Pour revenir à Tomorrowland, on notera que lors de la dernière édition à Anvers de ce festival, le dancefloor s'est vidé lorsque les inventeurs du genre techno que sont Juan Atkins, Derrick May et Kevin Saunderson ont joué... Car Tomorrowland, c'est surtout le temple de l'EDM (ou eurodance), entièrement voué à la gloire de David Guetta, Calvin Harris, Tiësto et autres stars du même acabit, même si une récente ouverture s'est faite vers d'autres genres depuis que le grand public s'est entiché de la house et la techno. Aucune indication n'a été donnée à l'heure actuelle en ce qui concerne la programmation de jeunes artistes issus de la région sur les scènes du festival.
Le président des Républicains a déclaré via son communiqué : « Tomorrowland Winter sera un événement culturel majeur du calendrier 2019 en Auvergne-Rhône-Alpes. Cette manifestation unique à l'échelle internationale s'inscrira également dans les priorités de la politique culturelle régionale et renforcera l'attractivité de la région pour la première édition hivernale du festival. Pour cette raison, la Région a tenu à être le premier financeur public de Tomorrowland. Avec plus de 360 festivals soutenus, dont 8 dépassant les 100 000 spectateurs, Auvergne-Rhône-Alpes se félicite de pouvoir accueillir les "People of Tomorrow" à l'Alpe d'Huez, l'une des stations les plus prestigieuses d'Europe. »
« Une fois de plus notre région démontre toute son attractivité, tout son potentiel et toute sa capacité à accueillir des événements culturels majeurs et internationaux. C'est une chance incroyable pour notre territoire et plus spécifiquement pour nos montagnes. Tomorrowland Winter pourra compter sur notre formidable écosystème culturel, fort de nombreux professionnels mondialement reconnus et d'une Région pleinement investie pour la culture » a ajouté Florence Verney-Carron, la vice-présidente déléguée à la culture.
Tomorrowland Winter s'étendra sur tout le domaine skiable de l'Alpe d'Huez.
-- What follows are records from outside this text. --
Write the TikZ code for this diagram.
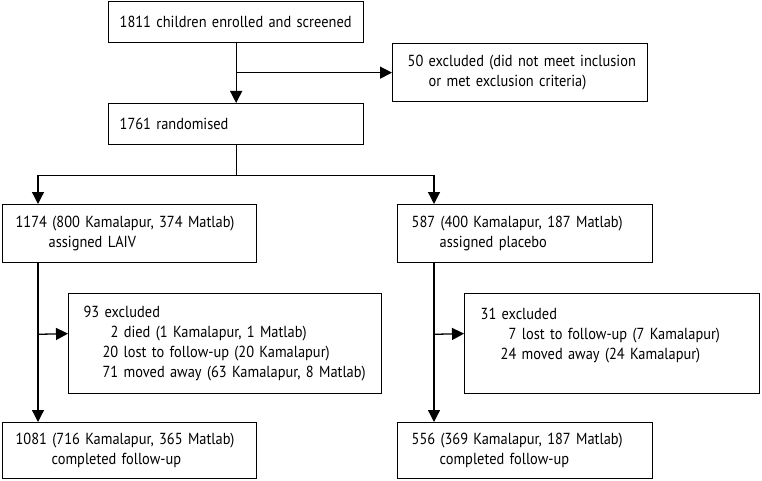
\documentclass[tikz,border=0pt]{standalone}
\usepackage{fontspec}
\setmainfont{PT Sans}[FakeStretch=0.9]
\usetikzlibrary{arrows.meta}
\tikzset{
  box/.style={draw, line width=1.3pt, anchor=north west, inner ysep=0pt, align=left,
    font=\fontsize{16}{20}\selectfont},
  arr/.style={line width=1.3pt, -{Triangle[length=12pt,width=12pt]}},
  ln/.style={line width=1.3pt}
}
\begin{document}
\begin{tikzpicture}[x=1pt,y=-1pt]
\useasboundingbox (0,0) rectangle (762,481);
\node[box, minimum width=255pt, minimum height=41pt, inner xsep=11pt, text width=233pt] (A) at (108,1)
  {\mbox{1811 children enrolled and screened}};
\node[box, minimum width=255pt, minimum height=58pt, inner xsep=15pt, text width=225pt] (E) at (392,43)
  {\mbox{50 excluded (did not meet inclusion}\\\mbox{\hspace{21pt}or met exclusion criteria)}};
\node[box, minimum width=255pt, minimum height=41pt, inner xsep=11pt, text width=233pt] (B) at (108,103)
  {\mbox{1761 randomised}};
\node[box, minimum width=254pt, minimum height=58pt, inner xsep=13pt, text width=228pt] (C) at (2,204)
  {\mbox{1174 (800 Kamalapur, 374 Matlab)}\\\mbox{\hspace{33pt}assigned LAIV}};
\node[box, minimum width=255pt, minimum height=58pt, inner xsep=14pt, text width=227pt] (D) at (397,204)
  {\mbox{587 (400 Kamalapur, 187 Matlab)}\\\mbox{\hspace{28pt}assigned placebo}};
\node[box, minimum width=313pt, minimum height=100pt, inner xsep=15pt, text width=283pt] (F) at (68,293)
  {\mbox{93 excluded}\\\mbox{\hspace{27pt}2 died (1 Kamalapur, 1 Matlab)}\\\mbox{\hspace{19pt}20 lost to follow-up (20 Kamalapur)}\\\mbox{\hspace{19pt}71 moved away (63 Kamalapur, 8 Matlab)}};
\node[box, minimum width=295pt, minimum height=100pt, inner xsep=16pt, text width=263pt] (G) at (464,293)
  {\mbox{31 excluded}\\\mbox{\hspace{28pt}7 lost to follow-up (7 Kamalapur)}\\\mbox{\hspace{20pt}24 moved away (24 Kamalapur)}\\\mbox{}};
\node[box, minimum width=254pt, minimum height=56pt, inner xsep=13pt, text width=228pt] (H) at (2,422)
  {\mbox{1081 (716 Kamalapur, 365 Matlab)}\\\mbox{\hspace{36pt}completed follow-up}};
\node[box, minimum width=255pt, minimum height=56pt, inner xsep=14pt, text width=227pt] (I) at (397,422)
  {\mbox{556 (369 Kamalapur, 187 Matlab)}\\\mbox{\hspace{28pt}completed follow-up}};
% connectors
\draw[arr] (A.south) -- (B.north);
\draw[arr] (A.south |- E.west) -- (E.west);
\coordinate (split) at ([yshift=-30pt]B.south);
\draw[ln] (B.south) -- (split);
\draw[arr] (split) -| ([xshift=36pt]C.north west);
\draw[arr] (split) -| ([xshift=37pt]D.north west);
\draw[arr] ([xshift=36pt]C.south west) -- ([xshift=36pt]H.north west);
\draw[arr] ([xshift=36pt,yshift=-71pt]C.south west) -- ([yshift=10pt]F.west);
\draw[arr] ([xshift=37pt]D.south west) -- ([xshift=37pt]I.north west);
\draw[arr] ([xshift=37pt,yshift=-71pt]D.south west) -- ([yshift=10pt]G.west);
\end{tikzpicture}
\end{document}
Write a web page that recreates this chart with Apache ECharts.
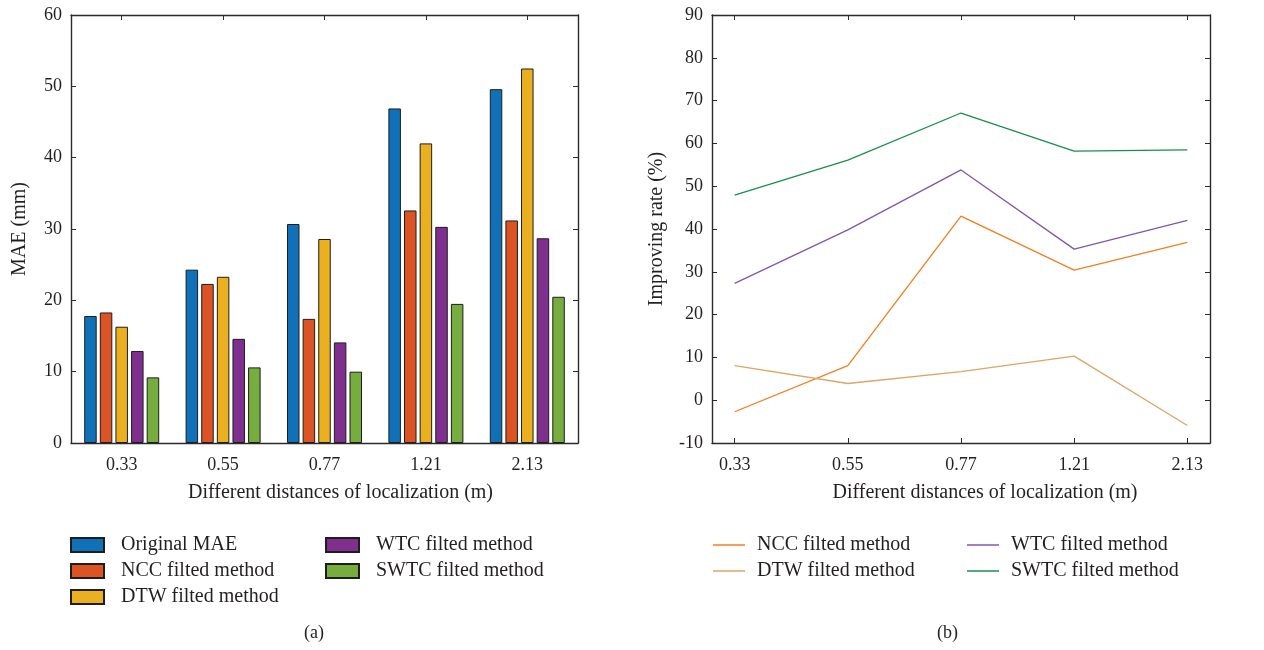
<!DOCTYPE html>
<html>
<head>
<meta charset="utf-8">
<script src="https://cdn.jsdelivr.net/npm/echarts@6/dist/echarts.min.js"></script>
<style>
  html, body { margin: 0; padding: 0; background: #fff; }
  #chart { width: 1264px; height: 650px; }
</style>
</head>
<body>
<div id="chart"></div>
<script>
const categories = ["0.33", "0.55", "0.77", "1.21", "2.13"];

// (a) MAE (mm)
const originalMae = [17.8, 24.3, 30.7, 46.9, 49.6];
const nccMae = [18.3, 22.3, 17.4, 32.6, 31.2];
const dtwMae = [16.3, 23.3, 28.6, 42.0, 52.5];
const wtcMae = [12.9, 14.6, 14.1, 30.3, 28.7];
const swtcMae = [9.2, 10.6, 10.0, 19.5, 20.5];

// (b) Improving rate (%)
const nccRate = [-2.7, 8.1, 43.0, 30.4, 36.9];
const dtwRate = [8.1, 3.9, 6.7, 10.3, -5.9];
const wtcRate = [27.3, 39.8, 53.8, 35.3, 42.0];
const swtcRate = [47.9, 56.1, 67.1, 58.2, 58.5];

const maeTicks = [0, 10, 20, 30, 40, 50, 60];
const rateTicks = [-10, 0, 10, 20, 30, 40, 50, 60, 70, 80, 90];

const font = "Liberation Serif";
const textColor = "#231f20";
const axisColor = "#2b2b2b";
const idx = categories.map((c, i) => i);

const chart = echarts.init(document.getElementById("chart"));

const baseLine = { show: true, onZero: false, lineStyle: { color: axisColor, width: 1.4 } };
const tick = { show: true, inside: true, length: 5, lineStyle: { color: axisColor } };
const label = { fontFamily: font, fontSize: 18, color: textColor };
const nameStyle = { fontFamily: font, fontSize: 20, color: textColor };

function bar(name, data, color) {
  return {
    name, type: "bar", xAxisIndex: 0, yAxisIndex: 0, data,
    barWidth: 12.5, barGap: "25%",
    itemStyle: { color, borderColor: "#1e1e1e", borderWidth: 1 },
  };
}
function line(name, data, color) {
  return {
    name: "b:" + name, type: "line", xAxisIndex: 2, yAxisIndex: 2,
    data: data.map((v, i) => [idx[i], v]),
    symbol: "none", lineStyle: { color, width: 1.3 }, itemStyle: { color },
  };
}

const legendBase = {
  orient: "vertical", padding: 0, itemGap: 6, itemWidth: 33, itemHeight: 14, icon: "rect",
  textStyle: { fontFamily: font, fontSize: 20, lineHeight: 20, color: textColor, padding: [0, 0, 0, 12] },
  formatter: (n) => n.replace(/^b:/, ""),
};
const lineLegend = {
  ...legendBase, itemWidth: 32, itemHeight: 1.5,
  textStyle: { ...legendBase.textStyle, padding: [0, 0, 0, 7] },
};

const option = {
  animation: false,
  title: [
    { text: "(a)", left: 304, top: 624, padding: 0, textStyle: { ...label, fontWeight: "normal" } },
    { text: "(b)", left: 937, top: 624, padding: 0, textStyle: { ...label, fontWeight: "normal" } },
  ],
  legend: [
    { ...legendBase, left: 70, top: 535, data: ["Original MAE", "NCC filted method", "DTW filted method"] },
    { ...legendBase, left: 325, top: 535, data: ["WTC filted method", "SWTC filted method"] },
    { ...lineLegend, left: 713, top: 535, data: ["b:NCC filted method", "b:DTW filted method"] },
    { ...lineLegend, left: 967, top: 535, data: ["b:WTC filted method", "b:SWTC filted method"] },
  ],
  grid: [
    { left: 71, top: 15, width: 507, height: 428 },
    { left: 712, top: 15, width: 498, height: 428 },
  ],
  xAxis: [
    {
      type: "category", gridIndex: 0, data: categories,
      axisLine: baseLine, axisTick: { ...tick, alignWithLabel: true },
      axisLabel: { ...label, margin: 13 },
      name: "Different distances of localization (m)", nameLocation: "middle", nameGap: 40,
      nameTextStyle: { ...nameStyle, padding: [0, 0, 0, 32] },
    },
    {
      type: "category", gridIndex: 0, position: "top", data: categories,
      axisLine: baseLine, axisTick: { ...tick, alignWithLabel: true }, axisLabel: { show: false },
    },
    {
      type: "value", gridIndex: 1, min: -0.2, max: 4.2,
      axisLine: baseLine, splitLine: { show: false },
      axisTick: { ...tick, customValues: idx },
      axisLabel: { ...label, margin: 13, customValues: idx, formatter: (v) => categories[Math.round(v)] },
      name: "Different distances of localization (m)", nameLocation: "middle", nameGap: 40,
      nameTextStyle: { ...nameStyle, padding: [0, 0, 0, 48] },
    },
    {
      type: "value", gridIndex: 1, position: "top", min: -0.2, max: 4.2,
      axisLine: baseLine, splitLine: { show: false },
      axisTick: { ...tick, customValues: idx }, axisLabel: { show: false },
    },
  ],
  yAxis: [
    {
      type: "value", gridIndex: 0, min: maeTicks[0], max: maeTicks[maeTicks.length - 1], interval: 10,
      axisLine: baseLine, axisTick: tick, splitLine: { show: false },
      axisLabel: { ...label, margin: 9 },
      name: "MAE (mm)", nameLocation: "middle", nameGap: 41, nameTextStyle: nameStyle,
    },
    {
      type: "value", gridIndex: 0, position: "right", min: 0, max: 60, interval: 10,
      axisLine: baseLine, axisTick: tick, splitLine: { show: false }, axisLabel: { show: false },
    },
    {
      type: "value", gridIndex: 1, min: rateTicks[0], max: rateTicks[rateTicks.length - 1], interval: 10,
      axisLine: baseLine, axisTick: tick, splitLine: { show: false },
      axisLabel: { ...label, margin: 9 },
      name: "Improving rate (%)", nameLocation: "middle", nameGap: 45, nameTextStyle: nameStyle,
    },
    {
      type: "value", gridIndex: 1, position: "right", min: -10, max: 90, interval: 10,
      axisLine: baseLine, axisTick: tick, splitLine: { show: false }, axisLabel: { show: false },
    },
  ],
  series: [
    bar("Original MAE", originalMae, "#1071b9"),
    bar("NCC filted method", nccMae, "#dc5324"),
    bar("DTW filted method", dtwMae, "#ebb020"),
    bar("WTC filted method", wtcMae, "#7f2f8e"),
    bar("SWTC filted method", swtcMae, "#77ad3f"),
    line("NCC filted method", nccRate, "#f47f20"),
    line("DTW filted method", dtwRate, "#dfa565"),
    line("WTC filted method", wtcRate, "#7e57b4"),
    line("SWTC filted method", swtcRate, "#17914a"),
  ],
};

chart.setOption(option);
window.addEventListener("resize", () => chart.resize());
</script>
</body>
</html>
Le communiqué précise en outre que « tous les ingrédients sont réunis pour que le festival devienne une expérience inoubliable et encore jamais vue dans le monde » : de toute évidence, Laurent Wauquiez n'a jamais mis les pieds jusqu'ici dans un festival de musique, encore moins électronique, au point de confondre culture et arrivée du Tour de France.